** Begin Stored data **

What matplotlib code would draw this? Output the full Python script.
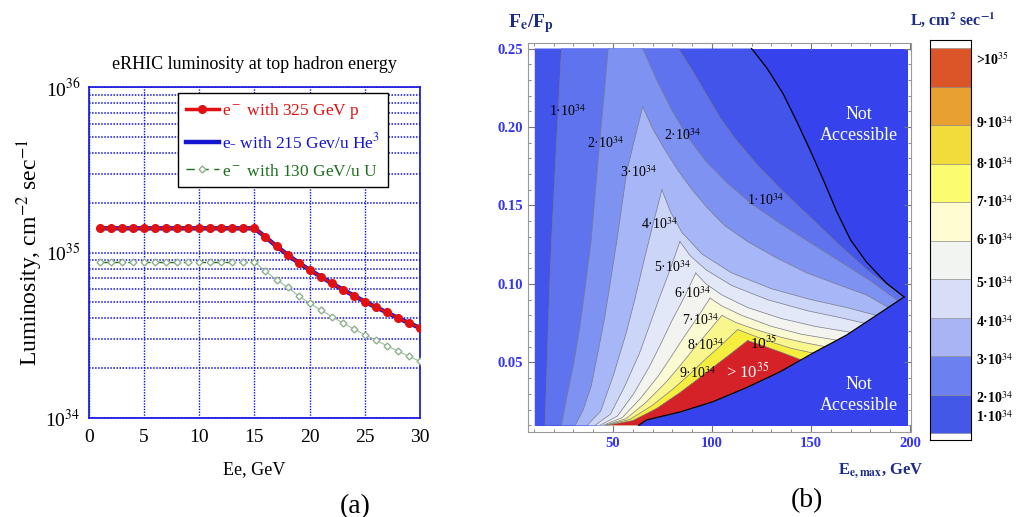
import numpy as np
import matplotlib.pyplot as plt
from matplotlib.patches import Polygon, Rectangle
from matplotlib.lines import Line2D

plt.rcParams['font.family'] = ['Liberation Serif', 'DejaVu Serif']
plt.rcParams['mathtext.fontset'] = 'stix'

# ---------------- panel (a): luminosity vs electron energy
ee = list(range(1, 31))
lum_p = [1.4e35] * 15 + [1.24e35, 1.09e35, 9.7e34, 8.66e34, 7.85e34, 7.16e34, 6.52e34,
                         5.97e34, 5.49e34, 5.05e34, 4.67e34, 4.35e34, 4.02e34, 3.75e34, 3.5e34]
lum_he = [1.4e35] * 15 + [1.24e35, 1.09e35, 9.7e34, 8.66e34, 7.85e34, 7.16e34, 6.52e34,
                          5.97e34, 5.49e34, 5.05e34, 4.67e34, 4.35e34, 4.02e34, 3.75e34, 3.5e34]
lum_u = [8.8e34] * 15 + [7.7e34, 6.85e34, 6.16e34, 5.48e34, 4.93e34, 4.5e34, 4.1e34,
                         3.75e34, 3.45e34, 3.19e34, 2.96e34, 2.73e34, 2.54e34, 2.36e34, 2.2e34]

# ---------------- panel (b): contour boundaries (Ee,max [GeV], Fe/Fp)
# left edges of each level region, from the cusp (or top) down to Fe/Fp = 0.01
left_edges = [
    [(24, 0.25), (22.8, 0.22), (21.6, 0.192), (20.3, 0.16), (19, 0.128), (18.1, 0.1),
     (17.3, 0.071), (16.5, 0.04), (15.7, 0.01)],
    [(47.6, 0.25), (45.5, 0.22), (43.4, 0.192), (41.2, 0.16), (39, 0.128), (36, 0.098),
     (33, 0.07), (30, 0.048), (27, 0.03), (24, 0.01)],
    [(65, 0.213), (60.5, 0.19), (57, 0.172), (54.5, 0.15), (52, 0.128), (49, 0.104),
     (46, 0.08), (42.5, 0.057), (39, 0.035), (35, 0.02), (31, 0.01)],
    [(74.7, 0.16), (70, 0.137), (65.4, 0.1135), (61, 0.09), (56.6, 0.0685), (50.5, 0.043),
     (43.8, 0.019), (37, 0.01)],
    [(83.8, 0.127), (78.5, 0.108), (73.3, 0.0907), (68.3, 0.073), (63.3, 0.0556),
     (56, 0.035), (48.7, 0.017), (41, 0.01)],
    [(91.8, 0.107), (85.8, 0.091), (79.9, 0.077), (74.2, 0.062), (68.6, 0.0478),
     (60.4, 0.03), (52.2, 0.0158), (43.5, 0.01)],
    [(99, 0.091), (92.3, 0.078), (85.7, 0.066), (79.3, 0.0535), (73, 0.0416),
     (63.8, 0.027), (54.7, 0.0149), (45, 0.01)],
    [(105, 0.08), (97.7, 0.069), (90.5, 0.0583), (83.6, 0.0475), (76.7, 0.0373),
     (66.6, 0.0245), (56.6, 0.0142), (46, 0.01)],
    [(113, 0.071), (104.8, 0.0612), (96.6, 0.052), (88.8, 0.0426), (81, 0.0338),
     (69.7, 0.0225), (58.5, 0.0137), (46.5, 0.01)],
    [(118, 0.064), (109.2, 0.0553), (100.5, 0.047), (92.2, 0.0388), (84, 0.031),
     (72, 0.0207), (60, 0.013), (47, 0.01)],
]
# right edges, from the cusp (or top) down to the accessibility limit
right_edges = [
    [(83, 0.25), (90, 0.236), (97, 0.221), (104, 0.206), (112, 0.192), (122, 0.177),
     (135, 0.16), (150, 0.142), (165, 0.124), (180, 0.107), (190, 0.098), (197, 0.0917)],
    [(65, 0.25), (72, 0.23), (80, 0.21), (88, 0.193), (97, 0.178), (108, 0.164), (120, 0.151),
     (135, 0.138), (150, 0.126), (165, 0.114), (180, 0.102), (194, 0.0892)],
    [(65, 0.213), (70, 0.199), (76, 0.186), (83, 0.172), (90, 0.16), (98, 0.148),
     (106.6, 0.137), (118, 0.127), (132, 0.117), (148, 0.107), (165, 0.099), (178, 0.093),
     (189, 0.0851)],
    [(74.7, 0.16), (79, 0.146), (84.7, 0.133), (95, 0.119), (110, 0.107), (130, 0.097),
     (150, 0.09), (168, 0.085), (183, 0.08)],
    [(83.8, 0.127), (89, 0.118), (97, 0.109), (110, 0.099), (128, 0.09), (148, 0.083),
     (165, 0.0785), (177, 0.075)],
    [(91.8, 0.107), (97, 0.1), (105, 0.093), (118, 0.085), (135, 0.078), (152, 0.073),
     (170, 0.0692)],
    [(99, 0.091), (105, 0.086), (115, 0.08), (130, 0.073), (145, 0.068), (163, 0.0642)],
    [(105, 0.08), (112, 0.0755), (122, 0.071), (135, 0.066), (146, 0.0628), (157, 0.0601)],
    [(113, 0.071), (120, 0.0675), (130, 0.063), (140, 0.059), (151, 0.056)],
    [(118, 0.064), (125, 0.061), (135, 0.0565), (145, 0.0517)],
]
upper_limit = [(120, 0.25), (128, 0.237), (136, 0.221), (143, 0.203), (150, 0.184),
               (157, 0.164), (163, 0.146), (170, 0.128), (178, 0.114), (188, 0.1006),
               (197, 0.0917)]
lower_limit = [(197, 0.0917), (168, 0.0675), (151, 0.056), (134.3, 0.044), (117.5, 0.034),
               (100.5, 0.025), (84, 0.0185), (67, 0.0134), (63, 0.01)]

band_colors = ['#4254e9', '#5f73ee', '#7e92f2', '#a6b6f6', '#cbd5f8', '#e3e8f8',
               '#f3f4ef', '#fbfad2', '#faf68e', '#f6ee3e', '#d42228']
blocked_color = '#3643ec'

contour_labels = [
    (27, 0.21, '1'), (46, 0.19, '2'), (63, 0.171, '3'), (73.7, 0.138, '4'), (80, 0.111, '5'),
    (90.3, 0.094, '6'), (94, 0.077, '7'), (96.5, 0.061, '8'), (92.5, 0.043, '9'),
    (85, 0.195, '2'), (127, 0.1535, '1'),
]

cbar_colors = ['#4458e8', '#6c80f0', '#a8b4f4', '#d8ddf8', '#f2f4f2',
               '#fefcd0', '#fcfc70', '#f2dc3c', '#e8a030', '#dc5528']
cbar_labels = ['1·10$^{34}$', '2·10$^{34}$', '3·10$^{34}$', '4·10$^{34}$', '5·10$^{34}$',
               '6·10$^{34}$', '7·10$^{34}$', '8·10$^{34}$', '9·10$^{34}$', '>10$^{35}$']
cbar_label_pos = [0.42, 0.9, 1.9, 2.88, 3.9, 5.0, 6.0, 6.99, 8.05, 9.69]

fig = plt.figure(figsize=(10.18, 5.17), dpi=100)

# ================= (a)
ax1 = fig.add_axes([0.0874, 0.1915, 0.3251, 0.6402])
grid_blue = '#1010dd'
ax1.plot(ee, lum_he, color='#1515d0', lw=3.2, zorder=3)
ax1.plot(ee, lum_p, color='#e01010', lw=1.6, marker='o', ms=5.5, zorder=4)
ax1.plot(ee[:15], lum_u[:15], color='#1f6e1f', lw=1, ls=(0, (6, 4)), marker='D', ms=3.5,
         mfc='white', mec='#90b090', zorder=3)
ax1.plot(ee[14:], lum_u[14:], color='#9cc09c', lw=0.8, marker='D', ms=3.5,
         mfc='white', mec='#90b090', zorder=3)

ax1.set_yscale('log')
ax1.set_xlim(0, 30)
ax1.set_ylim(1e34, 1e36)
ax1.set_xticks(range(0, 31, 5))
ax1.set_yticks([1e34, 1e35, 1e36])
ax1.set_yticklabels(['10$^{34}$', '10$^{35}$', '10$^{36}$'])
ax1.tick_params(which='both', length=0, labelsize=14, pad=8)
ax1.tick_params(axis='y', pad=6)
ax1.grid(axis='x', which='major', color=grid_blue, ls=(0, (1, 1)), lw=1)
ax1.grid(axis='y', which='both', color=grid_blue, ls=(0, (1, 1)), lw=1.1)
for s in ax1.spines.values():
    s.set_color(grid_blue)
    s.set_linestyle((0, (1, 1)))
    s.set_linewidth(1.2)
ax1.set_title('eRHIC luminosity at top hadron energy', fontsize=13, pad=13)
ax1.set_xlabel('Ee, GeV', fontsize=13, labelpad=11)
ax1.set_ylabel('Luminosity, cm$^{-2}$ sec$^{-1}$', fontsize=17, labelpad=0)

h = [Line2D([], [], color='#e01010', lw=2.5, marker='o', ms=5.5),
     Line2D([], [], color='#1515d0', lw=3.2),
     Line2D([], [], color='#1f6e1f', lw=1, ls=(0, (6, 4)), marker='D', ms=3.5,
            mfc='white', mec='#90b090')]
leg = ax1.legend(h, ['e$^-$ with 325 GeV p', 'e- with 215 Gev/u He$^3$', 'e$^-$ with 130 GeV/u U'],
                 loc='upper left', bbox_to_anchor=(0.269, 0.982), borderaxespad=0, fontsize=12.5,
                 fancybox=False, framealpha=1, edgecolor='black', handlelength=1.9,
                 handletextpad=0.2, borderpad=0.45, labelspacing=0.65)
leg.get_frame().set_linewidth(1.0)
for t, c in zip(leg.get_texts(), ['#e01010', '#1515d0', '#1f6e1f']):
    t.set_color(c)

fig.text(0.349, 0.021, '(a)', fontsize=20, ha='center', va='center')

# ================= (b)
ax2 = fig.add_axes([0.5187, 0.1644, 0.3762, 0.7524])
x0, x1, y0, y1 = 10.5, 199.0, 0.0095, 0.25
ax2.add_patch(Rectangle((x0, y0), x1 - x0, y1 - y0, color=blocked_color, lw=0, zorder=1))

accessible = [(x0, y0), (x0, y1)] + upper_limit + lower_limit[1:]
ax2.add_patch(Polygon(accessible, closed=True, color=band_colors[0], lw=0, zorder=2))

for k, (le, ri) in enumerate(zip(left_edges, right_edges)):
    end_x = ri[-1][0]
    tail = [p for p in lower_limit if p[0] < end_x - 0.5]
    pts = le[::-1] + ri + tail
    ax2.add_patch(Polygon(pts, closed=True, color=band_colors[k + 1], lw=0, zorder=3 + k))
    for edge in (le, ri):
        xs, ys = zip(*edge)
        ax2.plot(xs, ys, color='#7a7a8a', lw=0.5, zorder=20)

for edge in (upper_limit, lower_limit):
    xs, ys = zip(*edge)
    ax2.plot(xs, ys, color='black', lw=0.9, zorder=21)

for x, y, n in contour_labels:
    ax2.text(x, y, n + '·10$^{34}$', fontsize=10, ha='center', va='center', zorder=25)
ax2.text(126, 0.062, '10$^{35}$', fontsize=11, ha='center', va='center', zorder=25)
ax2.text(118, 0.044, '> 10$^{35}$', fontsize=12, color='white', ha='center', va='center', zorder=25)
ax2.text(174, 0.201, 'Not\nAccessible', fontsize=13, color='white', ha='center', va='center',
         linespacing=1.3, zorder=25)
ax2.text(174, 0.029, 'Not\nAccessible', fontsize=13, color='white', ha='center', va='center',
         linespacing=1.3, zorder=25)

ax2.set_xlim(7.1, 200.5)
ax2.set_ylim(0.0057, 0.2535)
ax2.set_xticks([50, 100, 150, 200])
ax2.set_xticks(np.arange(10, 201, 10), minor=True)
ax2.set_yticks([0.05, 0.10, 0.15, 0.20, 0.25])
ax2.set_yticklabels(['0.05', '0.10', '0.15', '0.20', '0.25'])
ax2.set_yticks(np.arange(0.01, 0.251, 0.01), minor=True)
ax2.tick_params(which='both', direction='in', top=True, right=True, color='#777777',
                labelcolor='#3535f0', labelsize=10.5)
ax2.tick_params(which='major', length=5, width=0.8)
ax2.tick_params(which='minor', length=2.5, width=0.6)
for lab in ax2.get_xticklabels() + ax2.get_yticklabels():
    lab.set_fontweight('bold')
for s in ax2.spines.values():
    s.set_color('#999999')
    s.set_linewidth(0.8)

navy = '#1c2c88'
fig.text(0.499, 0.948, 'F$_\\mathbf{e}$/F$_\\mathbf{p}$', fontsize=14, fontweight='bold', color=navy)
fig.text(0.823, 0.082, 'E$_{\\mathbf{e,max}}$, GeV', fontsize=12, fontweight='bold', color=navy)
fig.text(0.793, 0.031, '(b)', fontsize=20, ha='center', va='center')

# ================= colour legend
ax3 = fig.add_axes([0.9136, 0.1489, 0.0403, 0.7737])
for i, c in enumerate(cbar_colors):
    ax3.add_patch(Rectangle((0, i), 1, 1, facecolor=c, edgecolor='#888888', lw=0.4))
ax3.set_xlim(0, 1)
ax3.set_ylim(-0.18, 10.21)
ax3.set_xticks([])
ax3.set_yticks([])
for s in ax3.spines.values():
    s.set_linewidth(0.8)
for pos, lab in zip(cbar_label_pos, cbar_labels):
    ax3.text(1.12, pos, lab, fontsize=10, ha='left', va='center', fontweight='bold')
fig.text(0.894, 0.952, 'L, cm$^\\mathbf{2}$ sec$^\\mathbf{-1}$', fontsize=11.5, fontweight='bold', color=navy)

fig.savefig('out.png', dpi=100)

** End Stored data **

## Task description
Everything from the first line of the listing above through the line that contains "2.54e34, 2.36e34, 2.2e34]" is to be restated word for word, minus the pictures.

## Solution to the exercise
What matplotlib code would draw this? Output the full Python script.
import numpy as np
import matplotlib.pyplot as plt
from matplotlib.patches import Polygon, Rectangle
from matplotlib.lines import Line2D

plt.rcParams['font.family'] = ['Liberation Serif', 'DejaVu Serif']
plt.rcParams['mathtext.fontset'] = 'stix'

# ---------------- panel (a): luminosity vs electron energy
ee = list(range(1, 31))
lum_p = [1.4e35] * 15 + [1.24e35, 1.09e35, 9.7e34, 8.66e34, 7.85e34, 7.16e34, 6.52e34,
                         5.97e34, 5.49e34, 5.05e34, 4.67e34, 4.35e34, 4.02e34, 3.75e34, 3.5e34]
lum_he = [1.4e35] * 15 + [1.24e35, 1.09e35, 9.7e34, 8.66e34, 7.85e34, 7.16e34, 6.52e34,
                          5.97e34, 5.49e34, 5.05e34, 4.67e34, 4.35e34, 4.02e34, 3.75e34, 3.5e34]
lum_u = [8.8e34] * 15 + [7.7e34, 6.85e34, 6.16e34, 5.48e34, 4.93e34, 4.5e34, 4.1e34,
                         3.75e34, 3.45e34, 3.19e34, 2.96e34, 2.73e34, 2.54e34, 2.36e34, 2.2e34]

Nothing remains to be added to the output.